Parliamentary Briefings & Consultation Responses

Letter to Gillian Keegan MP, Secretary of State for Education 

ALLFIE’s letter to the Education Minister regarding the importance of inclusive education and our concerns with the current education system, including the absence of a fully implemented Article 24 (on inclusive education) of the UN Convention on the Rights of Persons with Disabilities (UNCRPD).

Mrs Keegan,  

As the Director of the Alliance for Inclusive Education, I welcome you into your new appointed role as Secretary of State for Education. Our work intersects with several areas that the Department for Education are responsible for including, Special Educational Needs and Disabilities (SEND), high needs funding and alternative provision. During this time of uncertainty, it is vital that Disabled people have educational equity and that their potential and life courses do not become a casualty of the current circumstances. We welcome your message to the education and care sector on SEND reform, and your commitment to delaying the release of the reform in order to truly listen and consider the consultation and voices of Disabled people. 

We would like the opportunity to meet with you to discuss the importance of inclusive education. ALLFIE has over 30 years of experience and is the only Disabled People’s Organisation (DPO) specialising in the field of education. We passionately believe that inclusive education is a fundamental human right, as set out by the UN Convention on the Rights of Persons with Disabilities (UNCRPD) and is the basis for all Disabled people to develop, achieve and thrive.  

ALLFIE have been active in the recent SEND Review consultation, enabling a wide range of partners to participate in the discussion including teaching professionals, parents and by centring the voices of Disabled children and young people themselves. We believe that the SEND Review could be a vehicle for real, positive transformation, if it centres a truly intersectional, inclusive vision and is led by the experience and expertise of Disabled people. 

We need a clear and comprehensive working definition of inclusive education that is aligned to the UNCRPD (on article 24). This knowledge is essential to embed into the development of successful working practices, that all Disabled young people, parents, institutions, local authorities, and funding agencies are expected to use to guide their practices, operations and decision-making.  

While we recognise the additional funding within your message, the current framework sees educational inclusion underfunded, with baseline funding decreasing in mainstream settings and funding increasingly being invested in segregated provisions, which consequently limits the life chances and potential for Disabled people to achieve in all areas of our society. We are gravely concerned by recent reports that suggest that Local Authorities are being pressured to cut SEND funding in exchange for broader financial assistance from the Government1. In this current crisis, where schools are considering a four-day week2, facing financial collapse3, and are unable to retain essential SEN-focused staff4, we request that as a starting point, the Department for Education give some reassurance that funding intended to support Disabled pupils to access education will be protected and will meet the need. Education is the bedrock of society, and it is necessary that Disabled people, who are disproportionately impacted by every aspect of this crisis, are given the right to lifelong education, and therefore the pathway to reach their potential, within their communities and as part of society as a whole.  

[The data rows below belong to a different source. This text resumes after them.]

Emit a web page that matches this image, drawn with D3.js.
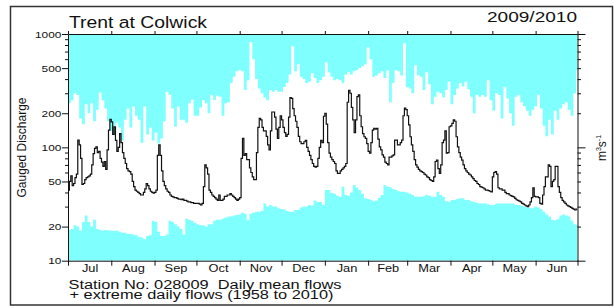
<!DOCTYPE html>
<html lang="en">
<head>
<meta charset="UTF-8">
<title>Trent at Colwick 2009/2010</title>
<script src="https://d3js.org/d3.v7.min.js"></script>
<style>
  body { margin: 0; background: #fff; }
  svg { display: block; font-family: "Liberation Sans", Arial, Helvetica, sans-serif; }
</style>
</head>
<body>
<svg id="chart" width="614" height="307"></svg>
<script>
// water year 2009/2010, one value per day from 1 Jul 2009
const startDate = "2009-07-01";
const endDate = "2010-07-01";

// daily mean flows (m3/s), read month by month Jul..Jun
const meanFlow = [
  42, 50, 56, 46, 48, 54, 58, 116, 105, 80, 47, 48, 52, 54, 55, 56, 58, 70, 88, 98, 101, 90, 92, 80, 74, 68, 75, 64, 95, 142, 177,
  168, 130, 152, 115, 92, 100, 132, 110, 90, 80, 72, 65, 62, 61, 58, 50, 45, 42, 41, 40, 39, 38, 38, 40, 43, 48, 46, 43, 41, 40, 39.5,
  40, 42, 85, 105, 85, 62, 50, 46, 43, 41, 40, 38, 37, 36.5, 36, 36, 35.5, 35, 35, 34.5, 35, 34, 34, 33.5, 33, 33, 32.5, 32.5, 32, 32,
  32, 32, 31.5, 31, 32, 45, 70, 66, 58, 42, 40, 38, 37, 36, 35, 34, 38, 34, 34, 35, 37, 37, 38, 38, 39, 38, 37, 36, 35, 34, 35,
  36, 80, 120, 85, 88, 78, 78, 66, 60, 55, 52, 52, 90, 150, 180, 175, 150, 140, 140, 125, 105, 95, 140, 205, 205, 185, 145, 120, 150, 190,
  175, 150, 135, 125, 130, 185, 275, 270, 220, 190, 170, 150, 125, 112, 108, 108, 112, 115, 100, 92, 85, 78, 72, 68, 67, 68, 80, 100, 115, 110, 188,
  200, 160, 110, 89, 82, 78, 75, 72, 62, 59, 59, 62, 64, 66, 68, 72, 250, 318, 300, 225, 175, 135, 175, 280, 290, 190, 152, 132, 124, 120, 108,
  92, 89, 110, 142, 147, 145, 147, 118, 101, 95, 86, 82, 74, 72, 70, 82, 82, 84, 86, 116, 116, 105, 105, 110, 116, 190, 222, 215,
  190, 158, 124, 105, 92, 78, 70, 67, 64, 62, 61, 60, 58, 57, 55, 54, 52, 51, 50, 55, 75, 77, 65, 59, 70, 110, 116, 140, 89, 90, 152,
  155, 163, 175, 170, 124, 101, 90, 82, 77, 70, 65, 62, 60, 58, 57, 55, 53, 51, 50, 48, 47, 45, 44.5, 44, 43, 42, 42, 41.5, 41, 40.5,
  55, 60, 61, 58, 44, 43, 43, 42, 42, 40, 39, 39, 38, 37.5, 37, 36.5, 35.5, 34.5, 34, 33.5, 33, 32, 31.5, 31, 30.5, 30, 31, 33, 36, 44, 37,
  36.5, 36.5, 36, 32, 31.5, 38, 45, 55, 55, 70, 68, 45, 50, 52, 68, 68, 45, 40, 36, 34, 33, 32, 31, 30.5, 30, 29.5, 29, 28.5, 28, 28.5
];

// extreme daily flows 1958-2010, one value per 2 days
const maxFlow = [
  245, 260, 300, 290, 180, 160, 240, 200, 245, 170, 215, 305, 260, 220, 170, 140, 128, 165, 150, 115,
  175, 220, 150, 229, 190, 175, 110, 229, 130, 150, 115, 135, 108, 120, 170, 310, 290, 220, 152, 229,
  175, 175, 165, 245, 265, 190, 190, 225, 262, 245, 200, 290, 262, 285, 280, 190, 245, 250, 370, 420,
  470, 480, 470, 320, 390, 850, 600, 400, 330, 300, 275, 260, 320, 310, 320, 310, 310, 340, 370, 440,
  780, 470, 540, 420, 400, 370, 380, 450, 410, 370, 390, 420, 560, 460, 420, 390, 400, 390, 370, 440,
  460, 440, 470, 480, 500, 520, 540, 760, 600, 420, 430, 450, 470, 410, 480, 250, 370, 480, 470, 430,
  830, 340, 330, 300, 530, 430, 420, 320, 460, 360, 240, 280, 310, 300, 275, 320, 380, 240, 290, 330,
  370, 345, 380, 325, 280, 200, 290, 280, 290, 280, 390, 260, 210, 300, 290, 180, 340, 270, 200, 155,
  280, 290, 250, 230, 210, 190, 215, 230, 290, 220, 155, 125, 175, 130, 210, 175, 220, 240, 250, 215,
  190, 300, 480
];
const minFlow = [
  18.7, 19, 20.5, 20, 18.5, 22, 25, 22, 20, 23, 19, 18.7, 18.5, 18.7, 18.5, 18.5, 18.3, 18.5, 18, 17.6,
  17.6, 17.2, 17.2, 17, 16.8, 16.3, 16, 15.5, 16.5, 16.8, 22.5, 22, 18, 16.5, 16.5, 17, 22.5, 22, 21, 20,
  19, 17, 23.5, 23, 22.5, 21.5, 21, 20.5, 20.5, 20, 21, 21, 22.5, 23, 23, 23.5, 24, 24.5, 24.5, 25,
  25.3, 25.5, 26.5, 26, 22.8, 26, 26.5, 27, 27, 27.5, 32, 30, 31, 30, 30, 29, 28.5, 28.5, 27.5, 27,
  27, 28, 28, 29.5, 30, 30, 31, 30.5, 34, 33, 33, 31, 42, 42, 39.5, 39, 37.5, 36.7, 45, 38,
  37.5, 40, 46.5, 44, 42, 39, 35.5, 35, 34.4, 33.5, 34, 36, 38, 46.6, 45, 44.5, 43, 42, 41, 40.6,
  40.6, 40, 39, 38, 36.7, 36.7, 36.7, 37, 38, 37.5, 36.7, 36.7, 40.6, 38, 36.7, 33.5, 33.2, 34.4, 34.4, 35,
  35.5, 35.5, 34.4, 34.4, 33.5, 33, 32.5, 32, 32, 32, 31.5, 31, 31, 32, 32, 32, 32, 32, 32, 32,
  31, 31, 30.5, 30, 29.5, 29.3, 29, 30, 29.5, 28.5, 27, 25.5, 24.5, 23, 22.8, 23.2, 25, 25.5, 25, 24.5,
  22.5, 21, 20.7
];

const monthLabels = ["Jul", "Aug", "Sep", "Oct", "Nov", "Dec", "Jan", "Feb", "Mar", "Apr", "May", "Jun"];
const yMajor = [10, 20, 50, 100, 200, 500, 1000];
const yMinor = [30, 40, 60, 70, 80, 90, 300, 400, 600, 700, 800, 900];

const svg = d3.select("#chart");
const plotLeft = 68, plotRight = 577.5, plotTop = 34, plotBottom = 260.7;

const t0 = d3.utcParse("%Y-%m-%d")(startDate);
const t1 = d3.utcParse("%Y-%m-%d")(endDate);

const x = d3.scaleUtc().domain([t0, t1]).range([plotLeft, plotRight]);
const y = d3.scaleLog().domain([10, 1000]).range([plotBottom, plotTop]);

function toPoints(values, step) {
  const pts = values.map((v, i) => ({ date: d3.utcDay.offset(t0, i * step), v: v }));
  pts.push({ date: t1, v: values[values.length - 1] });
  return pts;
}

// outer frame
svg.append("rect")
  .attr("x", 10.5).attr("y", 6.5)
  .attr("width", 602).attr("height", 298.5)
  .attr("fill", "none").attr("stroke", "#333").attr("stroke-width", 1.5);

svg.append("clipPath").attr("id", "plotclip")
  .append("rect")
  .attr("x", plotLeft).attr("y", plotTop)
  .attr("width", plotRight - plotLeft).attr("height", plotBottom - plotTop);

const plot = svg.append("g").attr("clip-path", "url(#plotclip)");

const cyan = "#80ffff";

plot.append("path")
  .datum(toPoints(maxFlow, 2))
  .attr("fill", cyan)
  .attr("d", d3.area().curve(d3.curveStepAfter)
    .x(d => x(d.date)).y0(y(1000)).y1(d => y(Math.min(d.v, 1000))));

plot.append("path")
  .datum(toPoints(minFlow, 2))
  .attr("fill", cyan)
  .attr("d", d3.area().curve(d3.curveStepAfter)
    .x(d => x(d.date)).y0(y(10)).y1(d => y(d.v)));

plot.append("path")
  .datum(toPoints(meanFlow, 1))
  .attr("fill", "none")
  .attr("stroke", "#111")
  .attr("stroke-width", 1.2)
  .attr("d", d3.line().curve(d3.curveStepAfter).x(d => x(d.date)).y(d => y(d.v)));

// axes
function clean(g) {
  g.attr("font-family", null).attr("font-size", null);
  g.selectAll("path, line").attr("stroke", "#111");
}

svg.append("g")
  .attr("transform", `translate(0,${plotTop})`)
  .call(d3.axisTop(x).ticks(d3.utcMonth.every(1)).tickSize(3).tickSizeOuter(0).tickFormat(""))
  .call(clean);

svg.append("g")
  .attr("transform", `translate(0,${plotBottom})`)
  .call(d3.axisBottom(x).ticks(d3.utcMonth.every(1)).tickSize(5).tickSizeOuter(0).tickFormat(""))
  .call(clean);

const midMonths = monthLabels.map((m, i) => {
  const a = d3.utcMonth.offset(t0, i), b = d3.utcMonth.offset(t0, i + 1);
  return new Date((+a + +b) / 2);
});

svg.append("g")
  .attr("transform", `translate(0,${plotBottom})`)
  .call(d3.axisBottom(x).tickValues(midMonths).tickSize(0).tickPadding(4.5)
    .tickFormat((d, i) => monthLabels[i]))
  .call(clean)
  .call(g => g.select(".domain").remove())
  .call(g => g.selectAll("text")
    .style("font-size", "10px")
    .attr("fill", "#111")
    .attr("transform", "scale(1.28,1)"));

svg.append("g")
  .attr("transform", `translate(${plotLeft},0)`)
  .call(d3.axisLeft(y).tickValues(yMajor).tickSize(6).tickSizeOuter(0).tickFormat(d3.format("d")))
  .call(clean)
  .call(g => g.selectAll("text")
    .attr("x", -5.3)
    .style("font-size", "9.5px")
    .attr("fill", "#111")
    .attr("transform", "scale(1.25,1)"));

svg.append("g")
  .attr("transform", `translate(${plotLeft},0)`)
  .call(d3.axisLeft(y).tickValues(yMinor).tickSize(3).tickFormat(""))
  .call(clean)
  .call(g => g.select(".domain").remove());

svg.append("g")
  .attr("transform", `translate(${plotRight},0)`)
  .call(d3.axisRight(y).tickValues(yMajor.concat(yMinor)).tickSizeOuter(0).tickFormat(""))
  .call(clean)
  .call(g => g.selectAll(".tick line")
    .attr("x2", d => (Math.log10(d) % 1 === 0 ? 8 : 3.5)));

// texts
svg.append("text")
  .attr("x", 69).attr("y", 28.3)
  .attr("textLength", 138).attr("lengthAdjust", "spacingAndGlyphs")
  .style("font-size", "16.3px").attr("fill", "#111")
  .text("Trent at Colwick");

svg.append("text")
  .attr("x", 487).attr("y", 21.7)
  .attr("textLength", 90).attr("lengthAdjust", "spacingAndGlyphs")
  .style("font-size", "14px").attr("fill", "#111")
  .text("2009/2010");

svg.append("text")
  .attr("transform", "translate(25.5,147.5) rotate(-90)")
  .attr("text-anchor", "middle")
  .style("font-size", "12px").attr("fill", "#111")
  .text("Gauged Discharge");

const unit = svg.append("text")
  .attr("transform", "translate(606,148) rotate(-90)")
  .attr("text-anchor", "middle")
  .style("font-size", "12px").attr("fill", "#111");
unit.append("tspan").text("m");
unit.append("tspan").attr("dy", -5).style("font-size", "7px").text("3");
unit.append("tspan").attr("dy", 5).text("s");
unit.append("tspan").attr("dy", -5).style("font-size", "7px").text("-1");

svg.append("text")
  .attr("x", 68.5).attr("y", 288.6)
  .attr("textLength", 273).attr("lengthAdjust", "spacingAndGlyphs")
  .style("font-size", "12.5px").style("white-space", "pre").attr("fill", "#111")
  .text("Station No: 028009  Daily mean flows");

svg.append("text")
  .attr("x", 69.5).attr("y", 298.8)
  .attr("textLength", 264).attr("lengthAdjust", "spacingAndGlyphs")
  .style("font-size", "12.5px").attr("fill", "#111")
  .text("+ extreme daily flows (1958 to 2010)");
</script>
</body>
</html>
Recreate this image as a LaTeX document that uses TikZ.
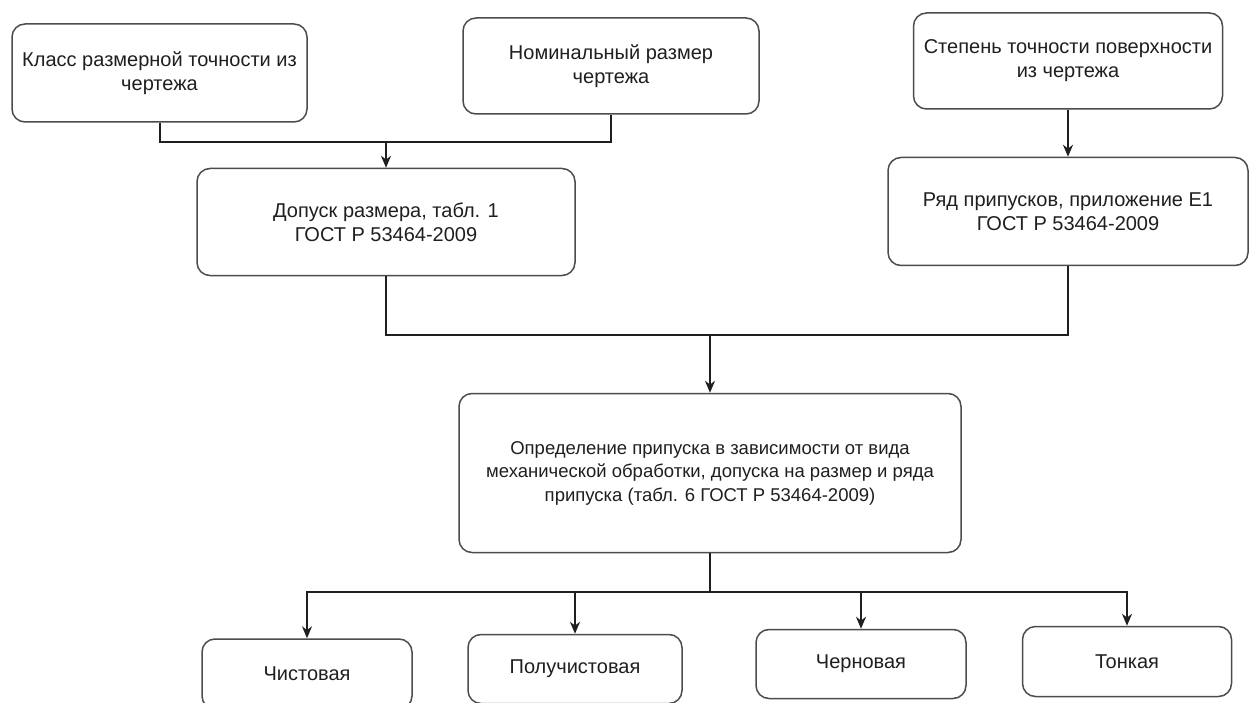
\documentclass[tikz,border=0pt]{standalone}
\usepackage{fontspec}
\setmainfont{Liberation Sans}
\usetikzlibrary{arrows.meta}
\begin{document}
\begin{tikzpicture}[x=1pt,y=-1pt,
  box/.style={draw=black!70, line width=1.5pt, rounded corners=13pt, align=center,
    font=\fontsize{20}{24}\selectfont, text=black!88, inner sep=0pt, fill=white},
  link/.style={draw=black!88, line width=2pt},
  arr/.style={link, -{Stealth[length=12pt,width=10pt]}}]
\useasboundingbox (0,0) rectangle (1252,703);
\fill[white] (0,0) rectangle (1252,703);
% top row
\node[box, minimum width=295pt, minimum height=98pt] (b1) at (159.5,73) {Класс размерной точности из\\чертежа};
\node[box, minimum width=296pt, minimum height=96pt] (b2) at (611,66) {Номинальный размер\\чертежа};
\node[box, minimum width=309pt, minimum height=96pt] (b3) at (1068,61) {Степень точности поверхности\\из чертежа};
% second row
\node[box, minimum width=378pt, minimum height=107pt] (b4) at (386,222) {Допуск размера, табл. 1\\ГОСТ Р 53464-2009};
\node[box, minimum width=360pt, minimum height=108pt] (b5) at (1068,211.5) {Ряд припусков, приложение Е1\\ГОСТ Р 53464-2009};
% center
\node[box, font=\fontsize{18.5}{23.5}\selectfont, minimum width=502pt, minimum height=159pt] (b6) at (710,473) {Определение припуска в зависимости от вида\\механической обработки, допуска на размер и ряда\\припуска (табл. 6 ГОСТ Р 53464-2009)};
% bottom row
\node[box, minimum width=210pt, minimum height=70pt] (c1) at (307,674) {Чистовая};
\node[box, minimum width=214pt, minimum height=69pt] (c2) at (575,669) {Получистовая};
\node[box, minimum width=210pt, minimum height=69pt] (c3) at (861,664) {Черновая};
\node[box, minimum width=209pt, minimum height=70pt] (c4) at (1127,661.5) {Тонкая};
% connectors
\coordinate (j1) at (386,142);
\draw[link] (b1.south) |- (j1) -| (b2.south);
\draw[arr] (j1) -- (b4.north);
\draw[arr] (b3.south) -- (b5.north);
\coordinate (j2) at (710,335);
\draw[link] (b4.south) |- (j2) -| (b5.south);
\draw[arr] (j2) -- (b6.north);
\coordinate (j3) at (710,592);
\draw[link] (b6.south) -- (j3);
\draw[arr] (j3) -| (c1.north);
\draw[arr] (j3) -| (c2.north);
\draw[arr] (j3) -| (c3.north);
\draw[arr] (j3) -| (c4.north);
\end{tikzpicture}
\end{document}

We know from this summer’s statistics5, that the permanent exclusion rate for pupils with an education, health and care plan (EHCP) is 0.08, higher still for pupils labelled with SEN with no EHC plan (SEN support) is 0.15, compared to 0.03 for those without SEN. The suspension rate is also higher, at 12.98 for pupils with an EHC plan and 11.86 for pupils labelled with SEN support, compared to 2.80 for those without SEN. Thus, the Government’s own data makes a compelling argument for a change to the current status quo. We offer an evidenced-based approach to ensuring children and young people fulfil their potential in education, with the unparalleled expertise of being an organisation that is led by Disabled people with lived experience.  

It is imperative that any reform aligns with the UNCRPD, which frames education as a human right, that is centred upon inclusive education. We are deeply concerned about the concept of care and health becoming increasingly synonymous with education, and as a DPO, we believe that Disabled people should have access to autonomous lives with the assistance of independent living. While it is important that Disabled pupils have access to healthcare and social care, needing access to these provision should not supersede the right to education. 

The work of the Department for Education is key to defining the outcomes for Disabled people and we would welcome establishing a long-term, equitable and consultative relationship with the Department. We look forward to speaking to you and working with you and your ministerial team to realise the sustainable and successful vision of inclusive education.